• _TO BE DONE_
Gather all lines with "this" from the records.

• _RECORD SET_
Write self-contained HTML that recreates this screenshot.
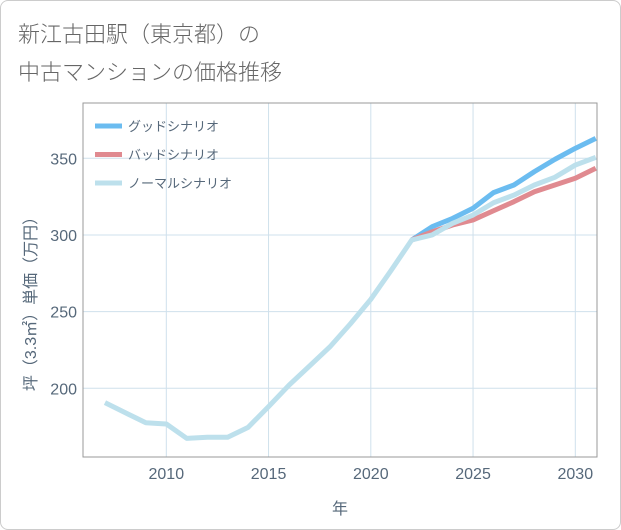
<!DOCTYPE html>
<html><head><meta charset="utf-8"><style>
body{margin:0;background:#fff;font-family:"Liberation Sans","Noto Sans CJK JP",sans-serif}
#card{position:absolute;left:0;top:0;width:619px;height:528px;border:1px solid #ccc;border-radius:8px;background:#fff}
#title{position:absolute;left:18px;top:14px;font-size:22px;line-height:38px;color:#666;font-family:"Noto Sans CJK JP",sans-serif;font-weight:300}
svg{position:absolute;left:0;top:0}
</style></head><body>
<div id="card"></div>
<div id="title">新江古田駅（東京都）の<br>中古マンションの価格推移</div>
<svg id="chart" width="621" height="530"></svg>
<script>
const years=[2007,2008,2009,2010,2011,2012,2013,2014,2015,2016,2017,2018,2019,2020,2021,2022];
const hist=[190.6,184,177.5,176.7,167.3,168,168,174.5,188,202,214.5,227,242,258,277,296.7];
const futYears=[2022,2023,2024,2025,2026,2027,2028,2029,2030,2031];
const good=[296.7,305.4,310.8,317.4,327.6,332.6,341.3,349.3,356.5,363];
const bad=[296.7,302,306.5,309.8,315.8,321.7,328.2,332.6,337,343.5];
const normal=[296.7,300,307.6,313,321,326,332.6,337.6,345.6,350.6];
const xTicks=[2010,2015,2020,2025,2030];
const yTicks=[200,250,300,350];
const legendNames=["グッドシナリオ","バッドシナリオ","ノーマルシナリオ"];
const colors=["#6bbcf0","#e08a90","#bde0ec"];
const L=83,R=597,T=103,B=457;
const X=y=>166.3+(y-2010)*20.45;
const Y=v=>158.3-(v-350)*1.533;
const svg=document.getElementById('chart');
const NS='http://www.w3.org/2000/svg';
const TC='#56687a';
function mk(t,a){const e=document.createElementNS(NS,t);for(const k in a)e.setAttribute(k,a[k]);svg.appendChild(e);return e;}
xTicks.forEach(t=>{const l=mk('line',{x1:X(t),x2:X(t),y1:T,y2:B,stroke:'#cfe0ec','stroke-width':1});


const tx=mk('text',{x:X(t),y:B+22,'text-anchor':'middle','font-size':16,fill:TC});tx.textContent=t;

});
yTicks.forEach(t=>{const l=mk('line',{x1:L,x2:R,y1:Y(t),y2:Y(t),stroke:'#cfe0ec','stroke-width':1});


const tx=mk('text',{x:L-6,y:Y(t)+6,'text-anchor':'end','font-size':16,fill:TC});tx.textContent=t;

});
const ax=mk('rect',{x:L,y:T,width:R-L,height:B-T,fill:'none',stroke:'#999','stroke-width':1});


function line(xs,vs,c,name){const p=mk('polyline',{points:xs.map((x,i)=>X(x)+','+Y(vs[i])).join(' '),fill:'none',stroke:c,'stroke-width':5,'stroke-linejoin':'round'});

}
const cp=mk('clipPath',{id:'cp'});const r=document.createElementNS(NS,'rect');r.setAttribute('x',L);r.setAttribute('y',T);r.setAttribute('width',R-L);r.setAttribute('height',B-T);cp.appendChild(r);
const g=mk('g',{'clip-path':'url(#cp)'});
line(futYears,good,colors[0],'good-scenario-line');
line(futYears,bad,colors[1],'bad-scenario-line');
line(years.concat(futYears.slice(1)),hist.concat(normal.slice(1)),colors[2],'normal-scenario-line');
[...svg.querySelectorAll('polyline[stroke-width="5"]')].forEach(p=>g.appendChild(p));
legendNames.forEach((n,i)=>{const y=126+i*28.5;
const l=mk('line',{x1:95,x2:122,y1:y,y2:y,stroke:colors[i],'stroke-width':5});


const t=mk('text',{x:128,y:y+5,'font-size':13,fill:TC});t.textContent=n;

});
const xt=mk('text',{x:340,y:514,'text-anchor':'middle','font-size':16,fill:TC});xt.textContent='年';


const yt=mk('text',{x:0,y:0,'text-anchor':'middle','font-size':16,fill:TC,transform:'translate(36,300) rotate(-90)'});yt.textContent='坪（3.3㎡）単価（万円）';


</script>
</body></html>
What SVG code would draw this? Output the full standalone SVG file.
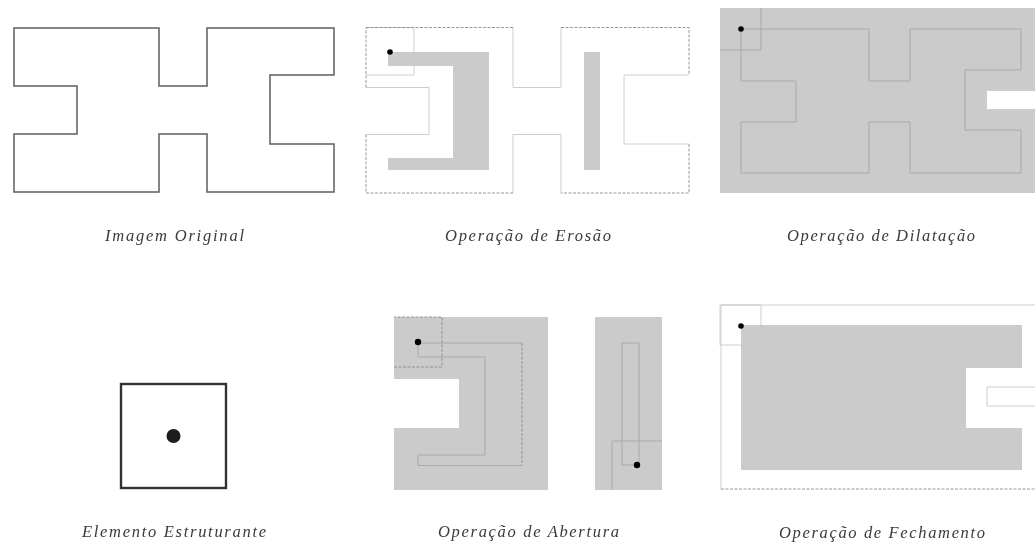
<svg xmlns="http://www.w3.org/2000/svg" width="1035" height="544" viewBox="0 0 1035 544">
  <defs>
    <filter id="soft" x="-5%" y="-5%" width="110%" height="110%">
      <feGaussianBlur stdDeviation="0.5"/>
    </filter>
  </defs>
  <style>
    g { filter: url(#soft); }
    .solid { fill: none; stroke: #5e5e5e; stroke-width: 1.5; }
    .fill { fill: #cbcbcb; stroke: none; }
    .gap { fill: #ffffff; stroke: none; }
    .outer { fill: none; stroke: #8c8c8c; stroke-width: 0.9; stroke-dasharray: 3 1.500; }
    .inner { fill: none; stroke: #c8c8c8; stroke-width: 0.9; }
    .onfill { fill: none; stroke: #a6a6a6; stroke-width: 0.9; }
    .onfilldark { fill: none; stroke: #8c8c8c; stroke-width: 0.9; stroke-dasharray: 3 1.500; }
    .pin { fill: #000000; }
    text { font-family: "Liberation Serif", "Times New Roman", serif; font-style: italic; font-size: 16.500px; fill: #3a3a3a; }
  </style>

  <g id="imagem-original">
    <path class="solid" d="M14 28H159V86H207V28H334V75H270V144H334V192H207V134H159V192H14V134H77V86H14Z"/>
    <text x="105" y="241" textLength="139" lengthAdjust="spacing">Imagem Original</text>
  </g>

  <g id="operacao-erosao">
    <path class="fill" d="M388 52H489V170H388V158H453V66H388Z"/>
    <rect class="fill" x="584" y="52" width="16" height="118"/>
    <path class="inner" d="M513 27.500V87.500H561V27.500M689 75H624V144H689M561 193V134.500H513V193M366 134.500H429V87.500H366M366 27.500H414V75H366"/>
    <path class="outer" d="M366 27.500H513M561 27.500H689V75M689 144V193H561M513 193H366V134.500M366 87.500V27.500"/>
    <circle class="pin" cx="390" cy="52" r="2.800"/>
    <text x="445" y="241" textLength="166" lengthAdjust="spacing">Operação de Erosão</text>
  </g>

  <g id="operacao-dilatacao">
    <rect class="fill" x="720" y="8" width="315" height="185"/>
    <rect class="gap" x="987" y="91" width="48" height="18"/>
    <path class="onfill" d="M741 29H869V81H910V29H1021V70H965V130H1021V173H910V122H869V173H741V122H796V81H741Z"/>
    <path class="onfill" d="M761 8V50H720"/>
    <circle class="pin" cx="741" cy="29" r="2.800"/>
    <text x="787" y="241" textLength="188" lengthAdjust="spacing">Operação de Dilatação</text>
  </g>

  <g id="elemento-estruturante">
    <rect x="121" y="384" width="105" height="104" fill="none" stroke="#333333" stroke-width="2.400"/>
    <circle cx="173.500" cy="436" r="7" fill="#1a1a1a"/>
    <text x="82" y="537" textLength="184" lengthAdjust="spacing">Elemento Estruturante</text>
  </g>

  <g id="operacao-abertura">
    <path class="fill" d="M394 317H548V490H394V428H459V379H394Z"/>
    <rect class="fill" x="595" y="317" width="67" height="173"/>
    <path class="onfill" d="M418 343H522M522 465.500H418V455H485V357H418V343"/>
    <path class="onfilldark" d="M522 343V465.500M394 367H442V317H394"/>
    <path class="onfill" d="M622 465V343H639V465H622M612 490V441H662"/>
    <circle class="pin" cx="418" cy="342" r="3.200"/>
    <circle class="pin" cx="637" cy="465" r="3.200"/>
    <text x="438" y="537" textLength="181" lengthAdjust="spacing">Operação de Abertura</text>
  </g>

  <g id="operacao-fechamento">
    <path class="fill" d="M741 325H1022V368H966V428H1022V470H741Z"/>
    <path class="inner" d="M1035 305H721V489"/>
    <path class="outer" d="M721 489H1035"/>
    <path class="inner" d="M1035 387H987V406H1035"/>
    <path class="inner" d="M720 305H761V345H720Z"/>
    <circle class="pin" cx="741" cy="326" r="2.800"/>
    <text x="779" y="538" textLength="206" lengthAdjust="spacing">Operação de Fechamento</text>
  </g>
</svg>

• _THE REPLY_
Write self-contained HTML that recreates this screenshot.
What SVG code would draw this? Output the full standalone SVG file.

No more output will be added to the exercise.